There's a small mistake in the article:
All that this PTS module needs to know is the starting and end points that return a different state, an accessible repository (Git, currently) to be tested to be tested,
... Or get a battery-backed SATA controller, like 3Ware's RAID cards.
Although as others have said, it's the write cache in the disk that's the problem so only hard power-loss can cause the corruption that this change prevents. If you have a UPS, you can run with nobarrier. Linux crashing won't stop the disk from performing the buffered writes. (at least AFAIK. Is that true even if the crash causes a machine reset? i.e. on typical x86 hardware, does the system reset signal do anything that could flush the write buffer in a SATA hard drive?)
If Linux just locks up and stops sending SATA commands, you're fine, because the disk will finish processing its queue.

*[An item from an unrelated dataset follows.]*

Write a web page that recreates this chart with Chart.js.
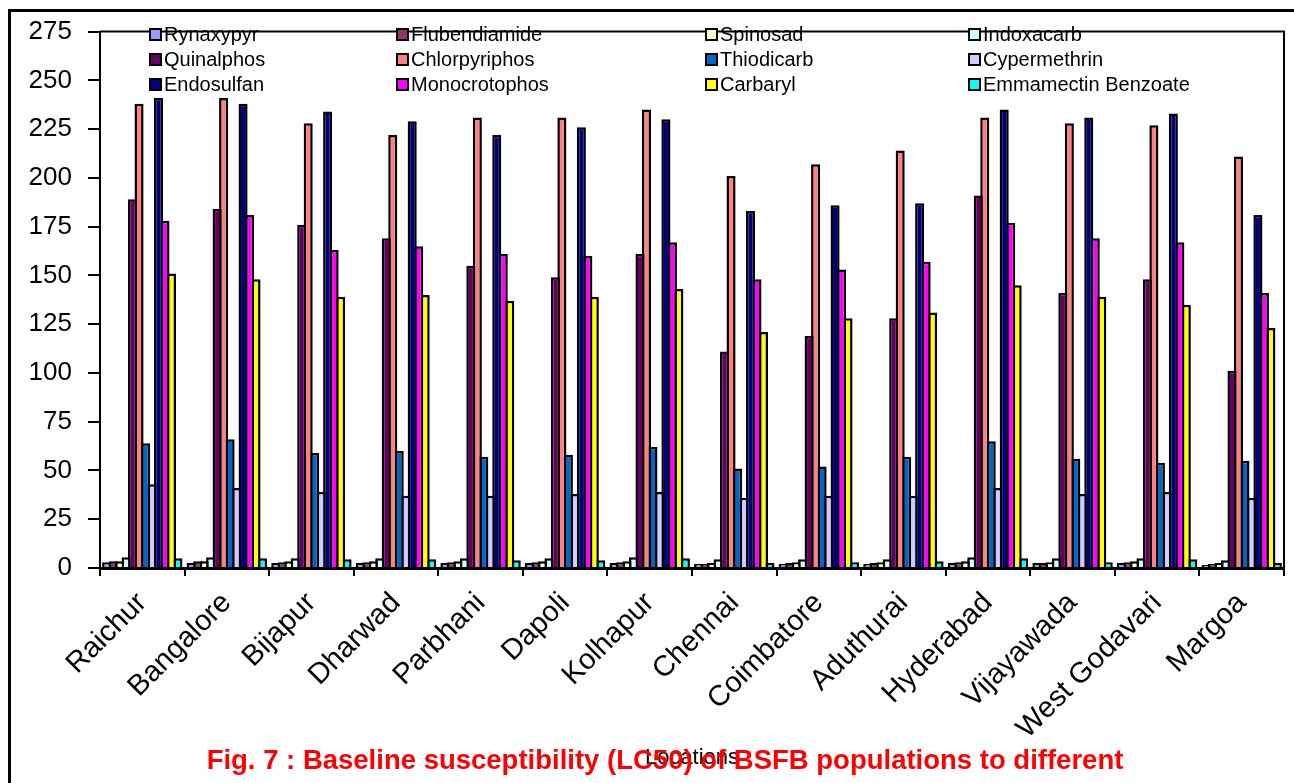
<!DOCTYPE html>
<html lang="en">
<head>
  <meta charset="UTF-8">
  <title>Baseline susceptibility (LC50) of BSFB populations</title>
  <script src="https://cdn.jsdelivr.net/npm/chart.js"></script>
  <style>
    body { margin: 0; padding: 0; background: #fff; }
    #wrap { width: 1294px; height: 783px; position: relative; }
  </style>
</head>
<body>
  <div id="wrap"><canvas id="lcChart" width="1294" height="783"></canvas></div>

  <script>
    // Locations
    const locations = ['Raichur', 'Bangalore', 'Bijapur', 'Dharwad', 'Parbhani', 'Dapoli', 'Kolhapur',
      'Chennai', 'Coimbatore', 'Aduthurai', 'Hyderabad', 'Vijayawada', 'West Godavari', 'Margoa'];

    // LC50 values per insecticide
    const rynaxypyr     = [3, 2.5, 2.5, 2.5, 2.5, 2.5, 2.5, 2, 2, 2, 2.5, 2.5, 2.5, 1.5];
    const flubendiamide = [3.5, 3.5, 3, 3, 3, 3, 3, 2, 2.5, 2.5, 3, 2.5, 3, 2];
    const spinosad      = [3.5, 3.5, 3.5, 3.5, 3.5, 3.5, 3.5, 2.5, 3, 3, 3.5, 3, 3.5, 2.5];
    const indoxacarb    = [5.5, 5.5, 5, 5, 5, 5, 5.5, 4.5, 4.5, 4.5, 5.5, 5, 5, 4];
    const quinalphos    = [189, 184, 176, 169, 155, 149, 161, 111, 119, 128, 191, 141, 148, 101];
    const chlorpyriphos = [238, 241, 228, 222, 231, 231, 235, 201, 207, 214, 231, 228, 227, 211];
    const thiodicarb    = [64, 66, 59, 60, 57, 58, 62, 51, 52, 57, 65, 56, 54, 55];
    const cypermethrin  = [43, 41, 39, 37, 37, 38, 39, 36, 37, 37, 41, 38, 39, 36];
    const endosulfan    = [241, 238, 234, 229, 222, 226, 230, 183, 186, 187, 235, 231, 233, 181];
    const monocrotophos = [178, 181, 163, 165, 161, 160, 167, 148, 153, 157, 177, 169, 167, 141];
    const carbaryl      = [151, 148, 139, 140, 137, 139, 143, 121, 128, 131, 145, 139, 135, 123];
    const emmamectin    = [5, 5, 4.5, 4.5, 4, 4, 5, 2.5, 3, 3.5, 5, 3, 4.5, 2.5];

    // y axis
    const yMax = 275;
    const yStep = 25;

    const FONT = '"Liberation Sans", Arial, sans-serif';

    const series = [
      { label: 'Rynaxypyr', data: rynaxypyr, color: '#9999FF' },
      { label: 'Flubendiamide', data: flubendiamide, color: '#993366' },
      { label: 'Spinosad', data: spinosad, color: '#FFFFCC' },
      { label: 'Indoxacarb', data: indoxacarb, color: '#CCFFFF' },
      { label: 'Quinalphos', data: quinalphos, color: '#660066' },
      { label: 'Chlorpyriphos', data: chlorpyriphos, color: '#FF8080' },
      { label: 'Thiodicarb', data: thiodicarb, color: '#0066CC' },
      { label: 'Cypermethrin', data: cypermethrin, color: '#CCCCFF' },
      { label: 'Endosulfan', data: endosulfan, color: '#000080' },
      { label: 'Monocrotophos', data: monocrotophos, color: '#FF00FF' },
      { label: 'Carbaryl', data: carbaryl, color: '#FFFF00' },
      { label: 'Emmamectin Benzoate', data: emmamectin, color: '#00FFFF' }
    ];

    // frame, plot box, 4-column legend and the red caption
    const decorations = {
      id: 'decorations',
      beforeDraw(chart) {
        const ctx = chart.ctx;
        ctx.save();
        ctx.strokeStyle = '#000';
        ctx.lineWidth = 3;
        ctx.strokeRect(9.5, 10.5, 1400, 900);
        ctx.restore();
      },
      afterDatasetsDraw(chart) {
        const ctx = chart.ctx;
        const a = chart.chartArea;
        ctx.save();
        ctx.strokeStyle = '#000';
        ctx.lineWidth = 2;
        ctx.beginPath();
        ctx.moveTo(a.left, a.top);
        ctx.lineTo(a.right, a.top);
        ctx.lineTo(a.right, a.bottom);
        ctx.stroke();

        // legend grid
        const colX = [150, 397, 706, 969];
        const rowY = [35, 60, 85];
        ctx.font = '20px ' + FONT;
        ctx.textBaseline = 'middle';
        ctx.textAlign = 'left';
        chart.data.datasets.forEach((ds, i) => {
          const x = colX[i % 4];
          const y = rowY[Math.floor(i / 4)];
          ctx.fillStyle = ds.backgroundColor;
          ctx.fillRect(x, y - 6, 11, 11);
          ctx.lineWidth = 2;
          ctx.strokeStyle = '#000';
          ctx.strokeRect(x, y - 6, 11, 11);
          ctx.fillStyle = '#000';
          ctx.fillText(ds.label, x + 14, y);
        });

        // caption
        ctx.font = 'bold 27.5px ' + FONT;
        ctx.fillStyle = '#FF0000';
        ctx.textAlign = 'center';
        ctx.fillText('Fig. 7 : Baseline susceptibility (LC50) of BSFB populations to different', 665, 761);
        ctx.restore();
      }
    };

    document.addEventListener('DOMContentLoaded', function () {
      const ctx = document.getElementById('lcChart').getContext('2d');
      new Chart(ctx, {
        type: 'bar',
        data: {
          labels: locations,
          datasets: series.map(s => ({
            label: s.label,
            data: s.data,
            backgroundColor: s.color,
            borderColor: '#000',
            borderWidth: 2.5,
            categoryPercentage: 0.92,
            barPercentage: 1.4
          }))
        },
        options: {
          responsive: false,
          animation: false,
          layout: { padding: { left: 0, top: 31, right: 10, bottom: 0 } },
          plugins: {
            legend: { display: false },
            tooltip: { enabled: false }
          },
          scales: {
            x: {
              afterFit(scale) { scale.height = 215; },
              grid: {
                drawOnChartArea: false,
                drawTicks: true,
                tickLength: 8,
                color: '#000',
                lineWidth: 2
              },
              border: { color: '#000', width: 3 },
              ticks: {
                color: '#000',
                minRotation: 45,
                maxRotation: 45,
                autoSkip: false,
                padding: 10,
                font: { family: FONT, size: 29 }
              },
              title: {
                display: true,
                text: 'Locations',
                color: '#000',
                font: { family: FONT, size: 22 },
                padding: { top: 0, bottom: 12 }
              }
            },
            y: {
              min: 0,
              max: yMax,
              afterFit(scale) { scale.width = 100; },
              grid: {
                drawOnChartArea: false,
                drawTicks: true,
                tickLength: 12,
                color: '#000',
                lineWidth: 2
              },
              border: { color: '#000', width: 2 },
              ticks: {
                stepSize: yStep,
                color: '#000',
                padding: 16,
                font: { family: FONT, size: 26 }
              }
            }
          }
        },
        plugins: [decorations]
      });
    });
  </script>
</body>
</html>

unless you mount the partition with the sync option it is not safe to run without barriers even with a UPS.
if te kernel goes haywire it may just stop sending commands, or it may lock up the SATA bus (or send garbage to the drive)
but you are absolutly right that if you want good database performance you need battery backed cache, a 7200 rpm drive can only do ~160 seperate writes/sec, anytime you get numbers much higher than that you are seeing buffering take place, and if you don't have a battery on that buffer it means that a power failure could end up with things written in the wrong order, which may not be recoverable.